By limiting school districts to a change of no more than 6 percent in their funding, about 364 school districts were denied about $901 million that they would have received if the formula were fully funded.

The Beacon Journal’s analysis shows that those not getting full funding tend to be among the most needy districts — those with more students living in poverty, lower average property valuations per pupil and slightly larger class sizes. They also tend to have higher percentages of minority children.

“When are you just going to let the formula do its job?” asked Dave Varda, executive director of the Ohio Association of School Business Officials and a former assistant state superintendent.

“Most of those are urban districts, except for Olentangy and Westerville. The major ones, too,” Varda said. “They sort of built a formula that would have helped those districts, then they capped it.”

He suggested that caps are created to achieve the amount you want to spend.

“You can adjust the caps. It makes it more easy to put money in the system,” Varda said.

Other variables

Varda, Fleeter and Dyer say there are other factors that make it difficult to determine how much districts will really receive.

Funding for charter and private schools is also included in district aid. However, there are proposals by both Kasich and the House to adjust funding for charters and voucher programs that could further reduce aid to traditional public school districts.

For example, the House proposes an increase from $5,000 to $5,700 for a voucher to attend a private high school in Cleveland.

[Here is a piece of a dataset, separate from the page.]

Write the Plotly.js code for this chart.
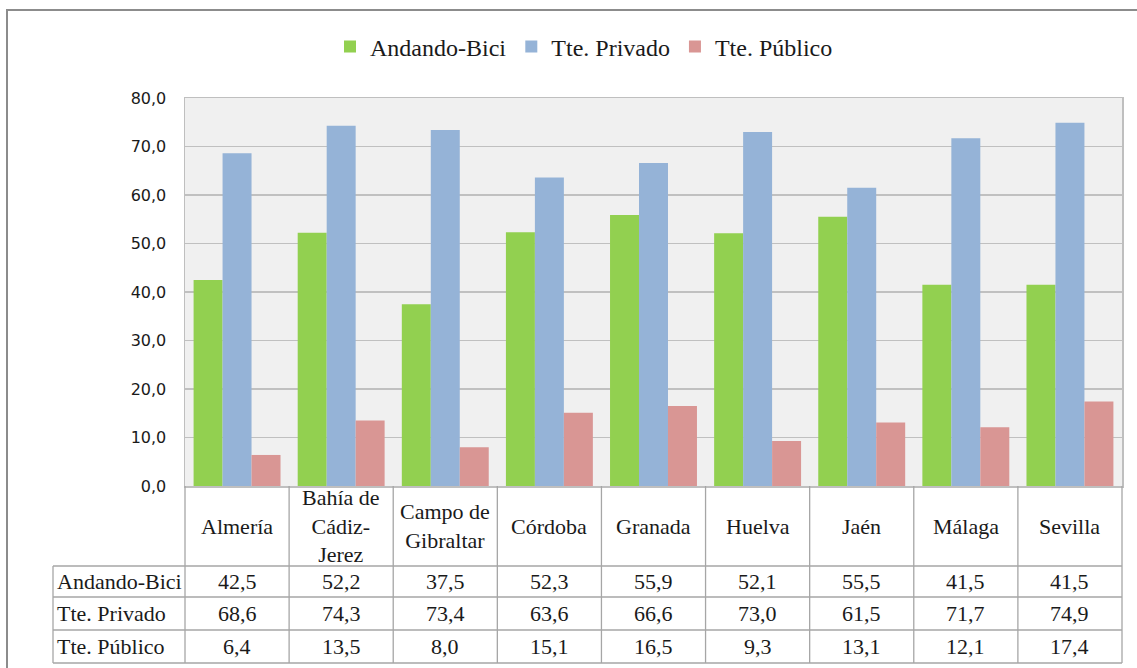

That amount is deducted from Cleveland schools.

In addition, the House proposes a $5 million set-aside to improve transportation options for children who attend private schools, and also allows charter schools to start up their own bus services. Money for those bus services also would be deducted from the school district.

Meanwhile, one expenditure the House did cut that affected vouchers was an academic evaluation to determine whether the Jon Peterson Scholarship program for autistic students was a worthy expenditure of state money and to evaluate how the program was affecting home school districts.